There’s a lot of literature out there on these diets, but the general rule of thumb is to stick to a diet high in fiber, healthy fats, and protein, and low in refined carbohydrates, sugar, saturated fats. Cut out trans fats, refined sugars, and processed foods altogether.

Furthermore, it’s possible you may have a food sensitivity that’s causing inflammation, where your body isn’t digesting certain foods as it should. Brain fog is one of the key symptoms. Since this could be triggered by anything, the best thing to do is get tested or pay close attention to how you feel after a certain type of food. This is highly personal and difficult to pinpoint, but it’s so important to identify trigger foods and cut them out of your diet.


Q: What changes can we make in our diet to overcome brain fog?

A: This list could go on for days, but here are a few things to remember when feeding your brain for mental acuity.

Fat is your friend: The brain is more than 50% fat. That means that essential fatty acids need to be part of our everyday diet. Our bodies don’t make essential fatty acids so we absolutely have to get them from food. I try to incorporate healthy fats into my breakfast for a brain boost—eggs, avocados, oatmeal with a drizzle of flax seed oil and chia. I use olive oil in my cooking because of its proven benefits to fight inflammation and eat omega-3 rich fish at least twice a week.

Brain Fuel: Vitamins A, D, E, and K come from healthy fats and all contribute to optimized brain function. When your brain is deficient in D, it can lead to brain fog and memory issues.

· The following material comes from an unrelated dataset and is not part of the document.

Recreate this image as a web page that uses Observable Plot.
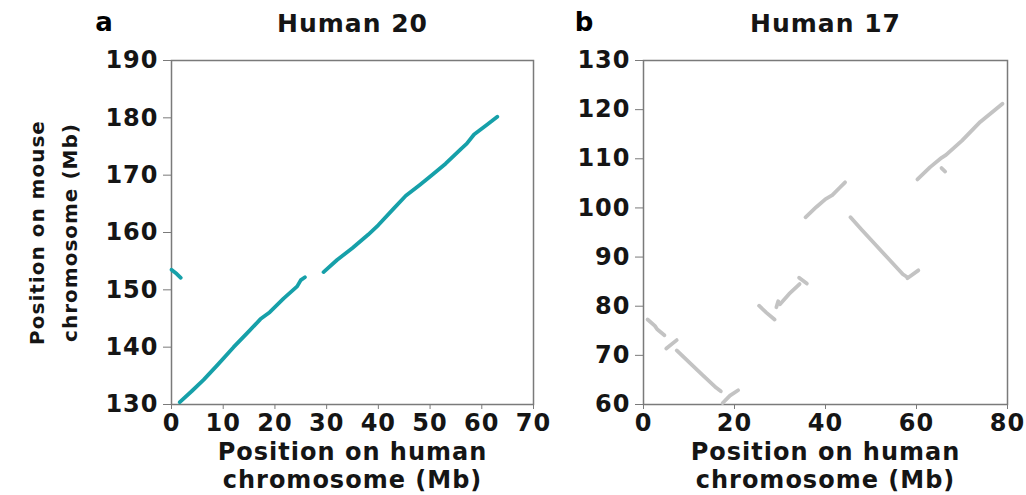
<!DOCTYPE html>
<html><head><meta charset="utf-8">
<script src="https://cdn.jsdelivr.net/npm/d3@7"></script>
<script src="https://cdn.jsdelivr.net/npm/@observablehq/plot@0.6"></script>
<style>
body{margin:0;background:#fff;}
#wrap{position:relative;width:1026px;height:495px;overflow:hidden;background:#fff;}
.panel{position:absolute;top:0;}
#wrap svg text{letter-spacing:1px;}
</style></head><body><div id="wrap"></div>
<script>
// ---- Panel a: Human 20 vs mouse (teal) ----
const titleA = "Human 20";
const xTicksA = [0, 10, 20, 30, 40, 50, 60, 70];
const yTicksA = [130, 140, 150, 160, 170, 180, 190];
const h20seg1 = [[0.0, 153.5], [1.0, 152.8], [1.8, 152.1]];
const h20seg2 = [[1.6, 130.4], [4.0, 132.4], [6.2, 134.3], [9.0, 137.0], [12.0, 140.0], [15.0, 142.8],
                 [17.2, 144.9], [19.0, 146.1], [21.7, 148.5], [24.3, 150.6], [25.0, 151.7], [25.8, 152.2]];
const h20seg3 = [[29.4, 153.1], [32.0, 155.2], [35.0, 157.3], [38.0, 159.6], [40.0, 161.3], [43.0, 164.2],
                 [45.3, 166.4], [48.0, 168.3], [50.2, 169.9], [53.0, 172.0], [56.0, 174.6], [57.1, 175.5],
                 [58.5, 177.1], [61.0, 178.8], [63.0, 180.2]];

// ---- Panel b: Human 17 vs mouse (grey) ----
const titleB = "Human 17";
const xTicksB = [0, 20, 40, 60, 80];
const yTicksB = [60, 70, 80, 90, 100, 110, 120, 130];
const h17s1 = [[0.9, 77.3], [2.5, 76.0], [3.0, 75.3], [4.6, 74.1]];
const h17s2 = [[5.0, 71.4], [7.3, 73.1]];
const h17s3 = [[7.3, 71.0], [10.0, 68.6], [13.0, 66.0], [16.0, 63.4], [17.0, 62.7]];
const h17s4 = [[17.4, 60.3], [19.0, 61.8], [20.8, 62.9]];
const h17s5 = [[25.4, 80.1], [27.0, 78.7], [28.8, 77.3]];
const h17s6 = [[29.2, 79.8], [29.6, 81.0]];
const h17s7 = [[30.0, 80.4], [32.0, 82.5], [34.3, 84.5]];
const h17s8 = [[34.2, 85.8], [35.9, 84.6]];
const h17s9 = [[35.6, 98.1], [38.0, 100.2], [40.0, 101.8], [41.5, 102.6], [43.0, 104.0], [44.3, 105.2]];
const h17s10 = [[45.5, 98.1], [48.0, 95.5], [51.0, 92.5], [54.0, 89.5], [57.0, 86.5], [58.0, 85.9]];
const h17s11 = [[58.0, 85.7], [60.4, 87.3]];
const h17s12 = [[60.2, 105.8], [63.0, 108.3], [65.5, 110.2], [66.5, 110.8], [70.0, 113.7], [74.0, 117.5], [78.9, 121.2]];
const h17s13 = [[65.5, 108.1], [66.3, 107.4]];

const xLabel = "Position on human\nchromosome (Mb)";
const yLabel = "Position on mouse\nchromosome (Mb)";

function toRows(segs) {
  const rows = [];
  segs.forEach((s, i) => s.forEach(([x, y]) => rows.push({seg: i, x, y})));
  return rows;
}
const rowsA = toRows([h20seg1, h20seg2, h20seg3]);
const rowsB = toRows([h17s1, h17s2, h17s3, h17s4, h17s5, h17s6, h17s7, h17s8, h17s9, h17s10, h17s11, h17s12, h17s13]);

const FONT = "DejaVu Sans";
const ink = "#151515";
const axisGrey = "#7a7a7a";

function panel({width, mL, mR, xDomain, yDomain, xTicks, yTicks, rows, color, letter, title, letterDx, yLab}) {
  const marks = [
    Plot.frame({stroke: axisGrey, strokeWidth: 1.5}),
    Plot.axisX({ticks: xTicks, tickSize: 5, tickPadding: 4, stroke: axisGrey, fill: ink, label: null, tickFormat: d => String(d)}),
    Plot.axisY({ticks: yTicks, tickSize: 8, tickPadding: 5, stroke: axisGrey, fill: ink, label: null, tickFormat: d => String(d)}),
    Plot.line(rows, {x: "x", y: "y", z: "seg", stroke: color, strokeWidth: 3.8, strokeLinecap: "round", strokeLinejoin: "round"}),
    Plot.text([xLabel], {frameAnchor: "bottom", dy: 36, lineAnchor: "top", lineHeight: 1.15, fill: ink, fontSize: 24, fontWeight: "bold"}),
    Plot.text([title], {frameAnchor: "top", dy: -37, lineAnchor: "middle", fill: ink, fontSize: 25, fontWeight: "bold"}),
    Plot.text([letter], {frameAnchor: "top-left", dx: letterDx, dy: -38, lineAnchor: "middle", textAnchor: "middle", fill: "#000", fontSize: 26, fontWeight: "900"})
  ];
  if (yLab) marks.push(Plot.text([yLabel], {frameAnchor: "left", dx: -122, rotate: -90, lineAnchor: "middle", textAnchor: "middle", lineHeight: 1.65, fill: ink, fontSize: 20, fontWeight: "bold"}));
  return Plot.plot({
    width, height: 495,
    marginLeft: mL, marginRight: mR, marginTop: 60, marginBottom: 91,
    x: {domain: xDomain},
    y: {domain: yDomain},
    style: {fontFamily: FONT, fontSize: "24px", fontWeight: "bold", background: "transparent", color: ink, overflow: "visible"},
    marks
  });
}

const wrap = document.getElementById("wrap");
const a = panel({width: 560, mL: 171, mR: 27, xDomain: [0, 70], yDomain: [130, 190], xTicks: xTicksA, yTicks: yTicksA,
  rows: rowsA, color: "#16a0a9", letter: "a", title: titleA, letterDx: -67, yLab: true});
a.classList.add("panel"); a.style.left = "0px";
wrap.appendChild(a);
const b = panel({width: 466, mL: 83, mR: 19, xDomain: [0, 80], yDomain: [60, 130], xTicks: xTicksB, yTicks: yTicksB,
  rows: rowsB, color: "#c3c3c3", letter: "b", title: titleB, letterDx: -59, yLab: false});
b.classList.add("panel"); b.style.left = "560px";
wrap.appendChild(b);
</script></body></html>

Enjoying a little sunshine is one way to get Vitamin D, but also look to foods like salmon and tuna and combine then with ingredients high in fat-soluble A, K, and E, which helps you absorb more Vitamin D.

Cut the sweets: I know it’s hard, but too much sugar in your diet leads to pro-inflammatory stress hormones which leads to brain fog. They can also contribute to blood sugar drops that slow your brain function. There’s so much research around the negative affects of sugar on your body, including this study from Harvard.

Go for color: Brightly colored fruits and veggies get their hue from things called flavonoids, which are known to improve memory and brain function. Berries and grapes, for example, can improve memory and learning.

Treat Yourself: Known for its antioxidant properties, dark chocolate is proven to increase blood flow to the brain and its also a superfood!


Q: Are there Any Healthy Habits that can Help?

A: Yes! Don’t forget those snacks. Again, blood sugar is important to monitor. Skipping a meal can result in low blood sugar and your brain can’t function at its best. Two healthy snacks a day of things like low-fat Greek yogurt, fruit, and walnuts will help you stay sharp. I keep a tin of almonds in my car for healthy fat on the go.


Q: Can Supplements Help?

A: Absolutely! Take a probiotic for gut health (I use this one), a good quality omega 3 supplement like I mentioned in our last chat, and a multivitamin with plenty of Vitamin B12, which is associated with normal function of memory, focus, and concentration.

Sharpness Over Fifty

Phew! That is thrilling. More chocolate. Got it.

This discussion has really got me thinking! With mental sharpness on the brain, stay tuned for another blog all about easy ways to sharpen your mind over fifty. (Because, yes, we’ll take all the help we can get!).

In all seriousness, if this has taught me anything, it is that we must be proactive with our health, especially as we age. Don’t forget your annual physical and annual blood panel. If you suspect brain fog, it’s important to see your doctor.

Lastly, thanks to Suzanne for her infinite wisdom on diets over fifty and giving me an excuse to eat chocolate every day.